Route 2 FI
Route 2 FI|Mar 03, 2025 17:25
While I think token buybacks are a bullish strategy for mature protocols in general, we must also remember that they are not the same as a stock that already has real value. When a company repurchases its own stock, it is reducing the total number of shares outstanding. In effect, buybacks “re-slice the pie” of profits into fewer slices, giving more to remaining investors. Scarcity drives up demand and price, making the remaining assets even more desirable. However, if we're talking about crypto tokens that lacks any real worth (let's be honest here, most tokens are for governance and speculation), a buyback won't magically make it valuable. Reducing the quantity of something that's essentially "worthless" is like burning monopoly money – you're left with less of something that was never truly valuable in the first place. The token needs to serve a purpose to create organic demand (additional utility).
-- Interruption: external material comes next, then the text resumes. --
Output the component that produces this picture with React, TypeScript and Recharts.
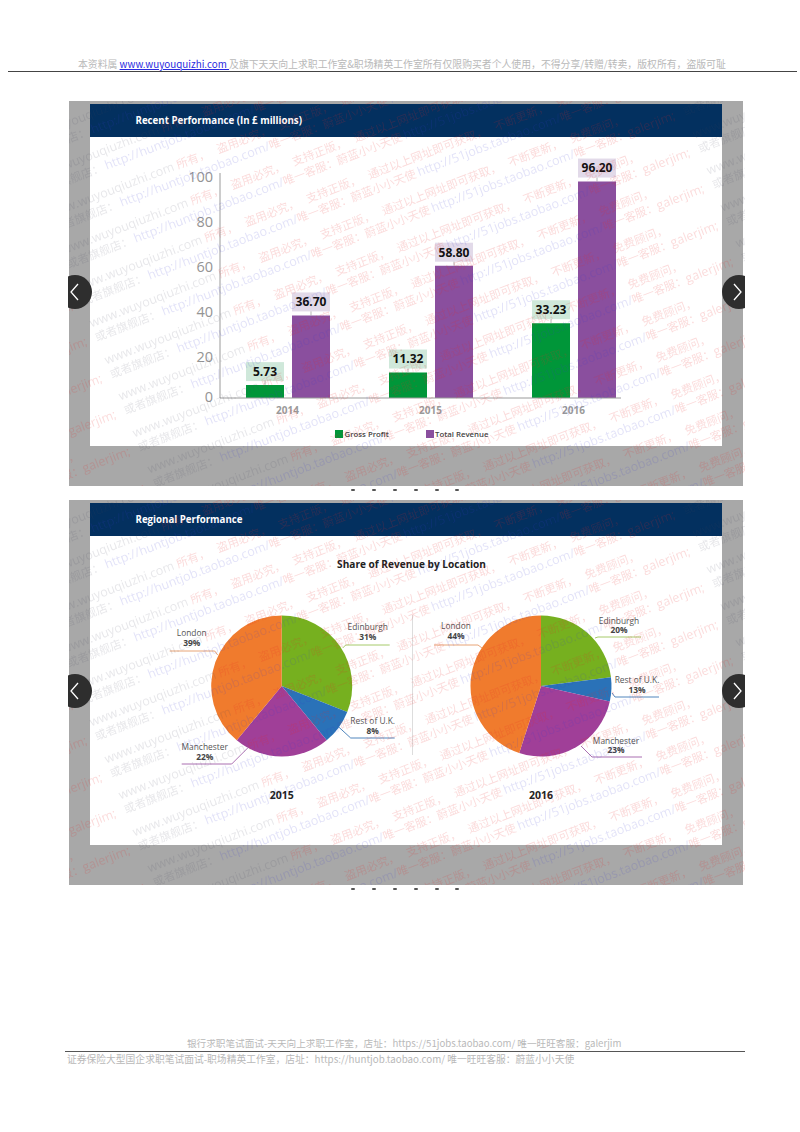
import React from "react";
import { Bar, BarChart, Cell, LabelList, Legend, Pie, PieChart, XAxis, YAxis } from "recharts";

// bar panel, values as printed above the bars (£ millions)
const years = ["2014", "2015", "2016"];
const grossProfit = [5.73, 11.32, 33.23];
const totalRevenue = [36.7, 58.8, 96.2];
const yTicks = [0, 20, 40, 60, 80, 100];

// pie panel
const locations = ["Edinburgh", "Rest of U.K.", "Manchester", "London"];
const share2015 = [31, 8, 22, 39];
const printed2016 = [20, 13, 23, 44];
// the 2016 slices in the picture do not follow their printed labels, so these are read off the angles
const slices2016 = [23, 5.5, 26.5, 45];

const barRows = years.map((year, i) => ({ year, gross: grossProfit[i], revenue: totalRevenue[i] }));
const pieRows = (values: number[]) => locations.map((name, i) => ({ name, value: values[i] }));

const FONT = "'Open Sans', sans-serif";
const CJK = "'Noto Sans CJK SC', sans-serif";
const NAVY = "#03305f";
const GREEN = "#009639";
const PURPLE = "#8a4f9e";
const SLICE_COLORS = ["#76b01f", "#2a72b8", "#a03f98", "#f07b2d"];
const LINE_COLORS = ["#9cc45a", "#3d78b5", "#a05fa8", "#e59a68"];

// label placement relative to each pie centre: text x, name y, percent y, leader line
const layout2015 = [
  { x: 86, y: -59, py: -49, line: "61,-38 64,-41 108,-41" },
  { x: 91, y: 35, py: 45, line: "57,41 69,52 113,52" },
  { x: -77, y: 61, py: 71, line: "-34,62 -50,78 -100,78" },
  { x: -90, y: -53, py: -43, line: "-112,-35 -67,-35 -64,-31" },
];
const layout2016 = [
  { x: 78, y: -65, py: -56, line: "54,-48 57,-49 100,-49" },
  { x: 96, y: -6, py: 4, line: "71,7 74,11 118,11" },
  { x: 75, y: 55, py: 64, line: "40,60 51,71 101,71" },
  { x: -85, y: -60, py: -50, line: "-107,-41 -63,-41 -59,-38" },
];

const WATERMARK_ROWS = Array.from({ length: 18 }, (_, i) => i - 3);
const WATERMARK_COPIES = [-1, 0, 1];
const PERIOD = 630;
const DOTS = [353, 374, 395, 416, 437, 457];

const wmBlue = "rgba(60,60,205,0.15)";
const wmRed = "rgba(232,40,40,0.17)";
const wmGrey = "rgba(70,70,90,0.13)";

function WatermarkSegment() {
  const line: React.CSSProperties = { height: 15, lineHeight: "15px", whiteSpace: "nowrap", overflow: "hidden" };
  return (
    <div style={{ width: PERIOD, flex: "none", fontFamily: CJK, fontSize: 11.5 }}>
      <div style={line}>
        <span style={{ color: wmGrey, fontFamily: FONT, fontSize: 12.5 }}>www.wuyouqiuzhi.com </span>
        <span style={{ color: wmRed, wordSpacing: 6 }}>所有， 盗用必究， 支持正版， 通过以上网址即可获取， 不断更新， 免费顾问，</span>
      </div>
      <div style={line}>
        <span style={{ color: wmGrey }}>或者旗舰店： </span>
        <span style={{ color: wmBlue, fontFamily: FONT, fontSize: 12.5 }}>http://huntjob.taobao.com/</span>
        <span style={{ color: wmRed }}>唯一客服：蔚蓝小小天使 </span>
        <span style={{ color: wmBlue, fontFamily: FONT, fontSize: 12.5 }}>http://51jobs.taobao.com/</span>
        <span style={{ color: wmRed }}>唯一客服：</span>
        <span style={{ color: wmRed, fontFamily: FONT, fontSize: 12.5 }}>galerjim;</span>
      </div>
    </div>
  );
}

function Watermark({ top }: { top: number }) {
  return (
    <div style={{ position: "absolute", left: 69, top, width: 676, height: 385, overflow: "hidden", filter: "blur(0.4px)" }}>
      {WATERMARK_ROWS.map((k) => (
        <div
          key={k}
          style={{
            position: "absolute",
            left: -24 + 14.3 * k,
            top: 106 + 36.5 * k,
            display: "flex",
            marginLeft: -PERIOD * 0.934,
            marginTop: PERIOD * 0.358,
            transform: "rotate(-21deg)",
            transformOrigin: "0 0",
          }}
        >
          {WATERMARK_COPIES.map((c) => (
            <WatermarkSegment key={c} />
          ))}
        </div>
      ))}
    </div>
  );
}

function NavButton({ side, y }: { side: "left" | "right"; y: number }) {
  const left = side === "left";
  return (
    <svg style={{ position: "absolute", left: left ? 68 : 721, top: y - 18 }} width={24} height={36}>
      <circle cx={left ? 7 : 18} cy={18} r={17} fill="#2e2e2e" />
      <polyline
        points={left ? "10,10 3,18 10,26" : "13,10 20,18 13,26"}
        fill="none"
        stroke="#fff"
        strokeWidth={1.3}
      />
    </svg>
  );
}

function Panel({ top, title, children }: { top: number; title: string; children: React.ReactNode }) {
  return (
    <>
      <div style={{ position: "absolute", left: 69, top, width: 674, height: 385, background: "#a8a8a8" }} />
      <div style={{ position: "absolute", left: 90, top: top + 3, width: 632, height: 33, background: NAVY }}>
        <div style={{ position: "absolute", left: 45.5, top: 10, color: "#fff", fontSize: 9.7, fontWeight: 700, whiteSpace: "nowrap" }}>
          {title}
        </div>
      </div>
      <div style={{ position: "absolute", left: 90, top: top + 36, width: 632, height: 309, background: "#fff" }} />
      {children}
      <Watermark top={top} />
      <NavButton side="left" y={top + 191} />
      <NavButton side="right" y={top + 191} />
      {DOTS.map((x) => (
        <div key={x} style={{ position: "absolute", left: x - 2, top: top + 388, width: 4, height: 2, borderRadius: 1, background: "#555" }} />
      ))}
    </>
  );
}

const barLabel = (tint: string) => (props: any) => {
  const { x, y, width, value } = props;
  const mid = x + width / 2;
  return (
    <g>
      <rect x={x} y={y - 23} width={width} height={19} fill={tint} />
      <line x1={mid} x2={mid} y1={y - 4} y2={y} stroke="#999" strokeWidth={0.7} />
      <text x={mid} y={y - 13.5} dy="0.36em" textAnchor="middle" fontSize={12} fontWeight={700} fill="#111" fontFamily={FONT}>
        {Number(value).toFixed(2)}
      </text>
    </g>
  );
};

const YTick = (props: any) => {
  const { x, y, payload } = props;
  return (
    <text x={x} y={y + (payload.value === 0 ? -1 : 3.3)} dy="0.36em" textAnchor="end" fontSize={14.5} fill="#949494" fontFamily={FONT}>
      {payload.value}
    </text>
  );
};

function BarLegend() {
  const item = (color: string, text: string, width: number) => (
    <div style={{ display: "flex", alignItems: "center", width }}>
      <span style={{ width: 8, height: 8, background: color, marginRight: 1.5 }} />
      <span style={{ fontSize: 7.8, fontWeight: 600, color: "#444", whiteSpace: "nowrap" }}>{text}</span>
    </div>
  );
  return (
    <div style={{ display: "flex", height: 17, fontFamily: FONT, alignItems: "flex-start", paddingTop: 1 }}>
      {item(GREEN, "Gross Profit", 90.5)}
      {item(PURPLE, "Total Revenue", 70)}
    </div>
  );
}

function PerformanceChart() {
  return (
    <div style={{ position: "absolute", left: 90, top: 137 }}>
      <BarChart
        width={632}
        height={309}
        data={barRows}
        barSize={38}
        barGap={8}
        margin={{ top: 36, right: 101, bottom: 0, left: 90 }}
      >
        <XAxis
          dataKey="year"
          height={30}
          padding={{ left: -4, right: -24 }}
          axisLine={{ stroke: "#9a9a9a" }}
          tickLine={false}
          tickSize={0}
          tickMargin={9}
          tick={{ fontSize: 10, fontWeight: 700, fill: "#9a9a9a", fontFamily: FONT }}
        />
        <YAxis
          width={40}
          domain={[0, 100]}
          ticks={yTicks}
          axisLine={{ stroke: "#9a9a9a" }}
          tickLine={false}
          tickSize={0}
          tickMargin={7}
          tick={YTick}
        />
        <Legend content={BarLegend} wrapperStyle={{ left: 245, width: 170, bottom: 0 }} />
        <Bar dataKey="gross" name="Gross Profit" fill={GREEN} isAnimationActive={false}>
          <LabelList dataKey="gross" content={barLabel("#cfe8da")} />
        </Bar>
        <Bar dataKey="revenue" name="Total Revenue" fill={PURPLE} isAnimationActive={false}>
          <LabelList dataKey="revenue" content={barLabel("#e2dae9")} />
        </Bar>
      </BarChart>
    </div>
  );
}

const pieLabel = (places: typeof layout2015, printed: number[]) => (props: any) => {
  const { cx, cy, index } = props;
  const p = places[index];
  return (
    <g fontFamily={FONT} textAnchor="middle">
      <polyline
        points={p.line}
        transform={`translate(${cx},${cy})`}
        fill="none"
        stroke={LINE_COLORS[index]}
        strokeWidth={0.9}
      />
      <text x={cx + p.x} y={cy + p.y} dy="0.36em" fontSize={8.4} fill="#555">
        {locations[index]}
      </text>
      <text x={cx + p.x} y={cy + p.py} dy="0.36em" fontSize={8.4} fontWeight={700} fill="#444">
        {printed[index]}%
      </text>
    </g>
  );
};

function RegionalChart() {
  const pieProps = {
    dataKey: "value",
    cy: 150,
    outerRadius: 70.5,
    startAngle: 90,
    endAngle: -270,
    stroke: "none",
    labelLine: false,
    isAnimationActive: false,
  };
  return (
    <div style={{ position: "absolute", left: 90, top: 535.5 }}>
      <PieChart width={632} height={309} margin={{ top: 0, right: 0, bottom: 0, left: 0 }}>
        <Pie {...pieProps} data={pieRows(share2015)} cx={191.7} label={pieLabel(layout2015, share2015)}>
          {share2015.map((_, i) => (
            <Cell key={i} fill={SLICE_COLORS[i]} />
          ))}
        </Pie>
        <Pie {...pieProps} data={pieRows(slices2016)} cx={451} label={pieLabel(layout2016, printed2016)}>
          {slices2016.map((_, i) => (
            <Cell key={i} fill={SLICE_COLORS[i]} />
          ))}
        </Pie>
      </PieChart>
    </div>
  );
}

function PageNote({ left, top, children, size }: { left: number; top: number; children: React.ReactNode; size: number }) {
  return (
    <div style={{ position: "absolute", left, top, fontFamily: CJK, fontSize: size, lineHeight: "14px", color: "#b9b9b9", whiteSpace: "nowrap" }}>
      {children}
    </div>
  );
}

export default function App() {
  const caption = (text: string, center: number, y: number, size: number) => (
    <div
      style={{
        position: "absolute",
        left: center - 150,
        width: 300,
        top: y - 8,
        lineHeight: "16px",
        textAlign: "center",
        fontSize: size,
        fontWeight: 700,
        color: "#222",
      }}
    >
      {text}
    </div>
  );
  return (
    <div style={{ position: "absolute", left: 0, top: 0, width: 800, height: 1132, overflow: "hidden", background: "#fff", fontFamily: FONT }}>
      <PageNote left={78} top={57} size={9.85}>
        本资料属 <span style={{ color: "#2a2ae0", textDecoration: "underline" }}>www.wuyouquizhi.com </span>
        及旗下天天向上求职工作室&职场精英工作室所有仅限购买者个人使用，不得分享/转赠/转卖，版权所有，盗版可耻
      </PageNote>
      <div style={{ position: "absolute", left: 8, top: 71, width: 789, height: 1.2, background: "#444" }} />

      <Panel top={101} title="Recent Performance (In £ millions)">
        <PerformanceChart />
      </Panel>

      <Panel top={500} title="Regional Performance">
        {caption("Share of Revenue by Location", 411.5, 563.7, 10.1)}
        <div style={{ position: "absolute", left: 411.5, top: 615, width: 1, height: 140, background: "#ddd" }} />
        <RegionalChart />
        {caption("2015", 281.7, 794.7, 10.5)}
        {caption("2016", 541, 794.7, 10.5)}
      </Panel>

      <PageNote left={187} top={1036} size={9.65}>
        银行求职笔试面试-天天向上求职工作室，店址：https://51jobs.taobao.com/ 唯一旺旺客服：galerjim
      </PageNote>
      <div style={{ position: "absolute", left: 65, top: 1051, width: 680, height: 1.2, background: "#555" }} />
      <PageNote left={67} top={1052} size={9.77}>
        证券保险大型国企求职笔试面试-职场精英工作室，店址：https://huntjob.taobao.com/ 唯一旺旺客服：蔚蓝小小天使
      </PageNote>
    </div>
  );
}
The closer mcap is to FDV (typically older tokens), the more sense it makes to buy back tokens. @lazyvillager1 writes that for new tokens with lots of unlocks in the coming years, it will be better to buy unvested supply from private investors and burn it. First of all, they could buy this back at a much lower price (maybe 50-80% off depending on how many years the tokens have left of vesting). Secondly, burning it will reduce the total supply and should be bullish in the future. Unsure if it is very bullish long-term though (other than bullish momentum as a news driven event which may last for days/weeks), as these tokens aren't a part of the circulating supply today. It depends how much people really believe in this token. To conclude, if the token is not worth holding in the first place, it doesn't matter what tricks you use. You see, there's no denying that a ball thrown into the air will, in the end, fall back to the ground.